┌──
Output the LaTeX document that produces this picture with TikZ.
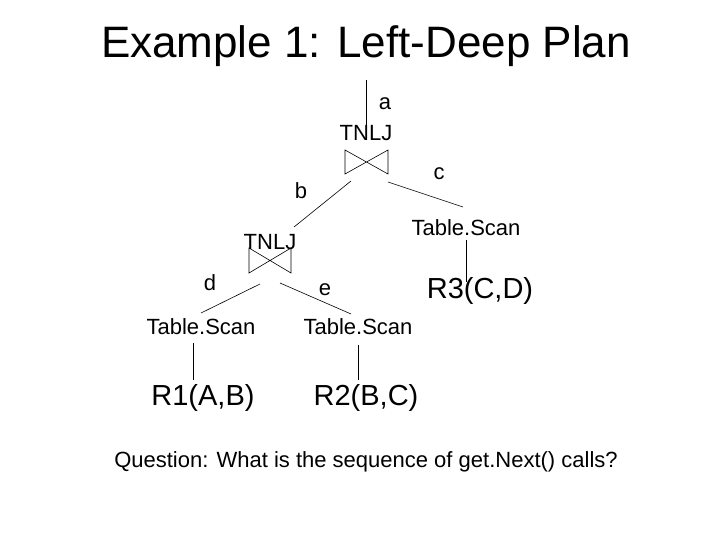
\documentclass[tikz,border=0pt]{standalone}
\usepackage{fontspec}
\setmainfont{Liberation Sans}
\begin{document}
\begin{tikzpicture}[x=1pt,y=-1pt,
  lbl/.style={inner sep=0pt,font=\fontsize{22}{24}\selectfont},
  rel/.style={inner sep=0pt,font=\fontsize{29}{32}\selectfont},
  ln/.style={black,line width=0.6pt}]
\useasboundingbox (0,0) rectangle (720,540);
\node[inner sep=0pt,font=\fontsize{44}{48}\selectfont] (title) at (366,46) {Example 1: Left-Deep Plan};
\coordinate (top) at (366,80);
\node[lbl] (a) at (385,104) {a};
\node[lbl] (t1) at (366,133) {TNLJ};
\draw[ln] (345,150)--(345,174)--(388,150)--(388,174)--cycle;
\node[lbl] (c) at (439,174) {c};
\node[lbl] (b) at (301,191) {b};
\node[lbl] (ts3) at (466,228) {Table.Scan};
\node[lbl] (t2) at (270,242) {TNLJ};
\draw[ln] (249,248)--(249,273)--(291,248)--(291,273)--cycle;
\node[lbl] (d) at (210,283) {d};
\node[lbl] (e) at (325,290) {e};
\node[rel] (r3) at (480,291) {R3(C,D)};
\node[lbl] (ts1) at (201,327) {Table.Scan};
\node[lbl] (ts2) at (358,327) {Table.Scan};
\node[rel] (r1) at (203,398) {R1(A,B)};
\node[rel] (r2) at (366,398) {R2(B,C)};
\node[lbl] (q) at (366,462) {Question: What is the sequence of get.Next() calls?};
\coordinate (j1l) at (351,181); \coordinate (j1r) at (388,182);
\coordinate (j2l) at (260,284); \coordinate (j2r) at (280,283);
\draw[ln] (top)--(366,140);
\draw[ln] (j1l)--(294,227);
\draw[ln] (j1r)--(463,207);
\draw[ln] (466,240)--(466,282);
\draw[ln] (j2l)--(201,313);
\draw[ln] (j2r)--(351,314);
\draw[ln] (193,343)--(193,380);
\draw[ln] (358,345)--(358,380);
\end{tikzpicture}
\end{document}
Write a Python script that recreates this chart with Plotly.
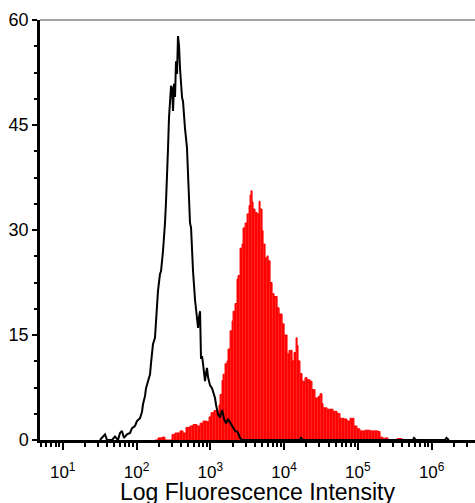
import plotly.graph_objects as go

# Control (unstained) histogram: log10 intensity and event counts
control_log_intensity = [1.505, 1.573, 1.600, 1.668, 1.708, 1.749, 1.776, 1.803, 1.830, 1.871,
                         1.912, 1.939, 1.979, 2.006, 2.047, 2.074, 2.088, 2.115, 2.129, 2.155,
                         2.183, 2.196, 2.223, 2.250, 2.264, 2.291, 2.318, 2.332, 2.359, 2.373,
                         2.386, 2.400, 2.413, 2.427, 2.440, 2.454, 2.468, 2.481, 2.495, 2.508,
                         2.522, 2.535, 2.549, 2.562, 2.576, 2.590, 2.603, 2.617, 2.630, 2.644,
                         2.657, 2.671, 2.684, 2.698, 2.712, 2.725, 2.739, 2.752, 2.766, 2.793,
                         2.807, 2.820, 2.834, 2.847, 2.861, 2.874, 2.888, 2.901, 2.915, 2.928,
                         2.942, 2.955, 2.969, 2.983, 2.996, 3.023, 3.050, 3.064, 3.078, 3.091,
                         3.105, 3.132, 3.159, 3.173, 3.186, 3.213, 3.240, 3.268, 3.295, 3.322,
                         3.335, 3.362, 3.376, 3.403, 3.430, 4.215, 4.230, 4.256, 5.746, 5.760,
                         5.787, 6.180, 6.200, 6.234]
control_counts = [0, 0.8, 0, 0, 0.5, 0, 1.0, 1.3, 0.3, 0.8,
                  1.0, 1.7, 2.0, 2.7, 3.1, 4.0, 5.1, 6.3, 7.4, 8.4,
                  9.4, 10.9, 13.7, 14.6, 16.6, 21.3, 23.7, 24.1, 27.0, 30.3,
                  31.0, 34.1, 37.0, 41.7, 46.0, 49.4, 50.6, 50.3, 47.0, 50.9,
                  49.0, 54.1, 52.3, 57.7, 56.3, 53.0, 50.3, 48.9, 48.4, 45.6,
                  44.5, 43.1, 41.7, 38.0, 32.7, 31.0, 30.3, 27.0, 24.1, 20.0,
                  18.4, 17.0, 16.0, 17.5, 18.4, 11.6, 12.0, 10.9, 9.5, 8.4,
                  9.6, 10.3, 9.0, 8.0, 7.8, 7.4, 6.5, 6.0, 5.0, 4.1,
                  3.7, 3.2, 4.3, 3.7, 3.0, 2.4, 3.0, 2.5, 2.0, 1.7,
                  1.3, 1.2, 1.0, 0.3, 0, 0, 0.3, 0, 0, 0.3,
                  0, 0, 0.3, 0]

# Stained sample histogram
stained_log_intensity = [2.250, 2.291, 2.345, 2.386, 2.481, 2.522, 2.590, 2.630, 2.671, 2.725,
                         2.766, 2.820, 2.861, 2.901, 2.955, 2.983, 3.010, 3.050, 3.091, 3.118,
                         3.132, 3.159, 3.173, 3.200, 3.227, 3.240, 3.268, 3.295, 3.308, 3.335,
                         3.362, 3.376, 3.403, 3.430, 3.444, 3.471, 3.498, 3.525, 3.539, 3.552,
                         3.566, 3.579, 3.606, 3.634, 3.661, 3.674, 3.701, 3.715, 3.742, 3.769,
                         3.783, 3.810, 3.837, 3.864, 3.905, 3.932, 3.973, 4.000, 4.040, 4.067,
                         4.108, 4.135, 4.162, 4.176, 4.189, 4.215, 4.243, 4.283, 4.310, 4.351,
                         4.378, 4.419, 4.459, 4.486, 4.513, 4.527, 4.581, 4.622, 4.663, 4.717,
                         4.757, 4.811, 4.852, 4.893, 4.920, 4.947, 4.988, 5.028, 5.096, 5.165,
                         5.232, 5.273, 5.300, 5.341, 5.367, 5.408, 5.530, 5.572, 5.599]
stained_counts = [0, 0.3, 0.4, 0, 0.8, 1.0, 1.3, 1.0, 1.8, 2.0,
                  2.2, 2.0, 2.4, 2.7, 2.6, 3.3, 3.9, 4.2, 4.1, 5.0,
                  6.5, 8.5, 9.4, 10.9, 11.3, 13.0, 15.6, 17.0, 18.4, 19.5,
                  23.0, 23.5, 27.4, 28.0, 30.3, 31.0, 32.3, 33.5, 35.0, 35.6,
                  34.0, 33.0, 32.5, 32.3, 34.1, 33.0, 29.9, 28.0, 26.0, 26.3,
                  25.6, 22.5, 20.9, 20.5, 18.9, 18.0, 16.6, 15.0, 12.3, 12.8,
                  11.3, 12.5, 14.6, 13.5, 11.3, 9.5, 8.4, 8.9, 8.6, 8.4,
                  7.2, 6.0, 6.2, 6.6, 5.2, 4.6, 4.4, 4.4, 4.1, 3.8,
                  3.1, 3.0, 2.7, 3.1, 3.1, 2.0, 1.6, 1.3, 1.4, 1.3,
                  1.3, 1.2, 0.4, 0.2, 0.3, 0, 0.2, 0.2, 0]

x_tick_exponents = [1, 2, 3, 4, 5, 6]
y_tick_values = [0, 15, 30, 45, 60]
x_title = "Log Fluorescence Intensity"

FONT = "Liberation Sans, Arial, sans-serif"

fig = go.Figure()
fig.add_trace(go.Scatter(
    x=[10 ** v for v in stained_log_intensity], y=stained_counts,
    mode="lines", line=dict(color="#ff0000", width=1, shape="hv"),
    fill="tozeroy", fillcolor="#ff0000",
    fillpattern=dict(shape="|", fgcolor="#ff5a5a", bgcolor="#ff0000", size=3, solidity=0.25),
    hoverinfo="skip", showlegend=False))
fig.add_trace(go.Scatter(
    x=[10 ** v for v in control_log_intensity], y=control_counts,
    mode="lines", line=dict(color="#000000", width=2),
    hoverinfo="skip", showlegend=False))

fig.add_shape(type="line", xref="paper", yref="paper", x0=0, x1=1, y0=1, y1=1,
              line=dict(color="#444444", width=1))

fig.add_annotation(text=x_title, xref="paper", yref="paper", x=0.5, y=-0.088,
                   xanchor="center", yanchor="top", showarrow=False,
                   font=dict(size=23, family=FONT, color="black"))

fig.update_layout(
    width=475, height=503,
    margin=dict(l=40, r=0, t=20, b=63),
    paper_bgcolor="white", plot_bgcolor="white",
    font=dict(family=FONT, color="black"),
    xaxis=dict(
        type="log", range=[0.692, 6.587],
        tickmode="array",
        tickvals=[10 ** e for e in x_tick_exponents],
        ticktext=[f"10<sup>{e}</sup>" for e in x_tick_exponents],
        ticks="outside", ticklen=7, tickwidth=1.5, tickcolor="black",
        minor=dict(ticks="outside", ticklen=4, tickwidth=1.5, tickcolor="black", dtick="D1"),
        showline=True, linecolor="black", linewidth=2.5,
        showgrid=False, zeroline=False,
        tickfont=dict(size=17, family=FONT),
        ticklabelstandoff=8,
    ),
    yaxis=dict(
        range=[0, 60], tickmode="array", tickvals=y_tick_values,
        ticks="outside", ticklen=5, tickwidth=1.5, tickcolor="black",
        minor=dict(ticks="outside", ticklen=3, tickwidth=1.5, tickcolor="black", dtick=3.75, tick0=0),
        showline=True, linecolor="black", linewidth=2.5,
        showgrid=False, zeroline=False,
        tickfont=dict(size=18, family=FONT),
        ticklabelstandoff=0,
    ),
)

fig.write_html("out.html", config={"displayModeBar": False},
               post_script="document.body.style.margin='0px';")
└──
EXERCISE OBJECTIVE:
Repeat the lines between those holding "Write a Python" and "import plotly.graph_objects as go", inclusive. Pictures stay out.

SOLUTION TO THE PROBLEM:
Write a Python script that recreates this chart with Plotly.
import plotly.graph_objects as go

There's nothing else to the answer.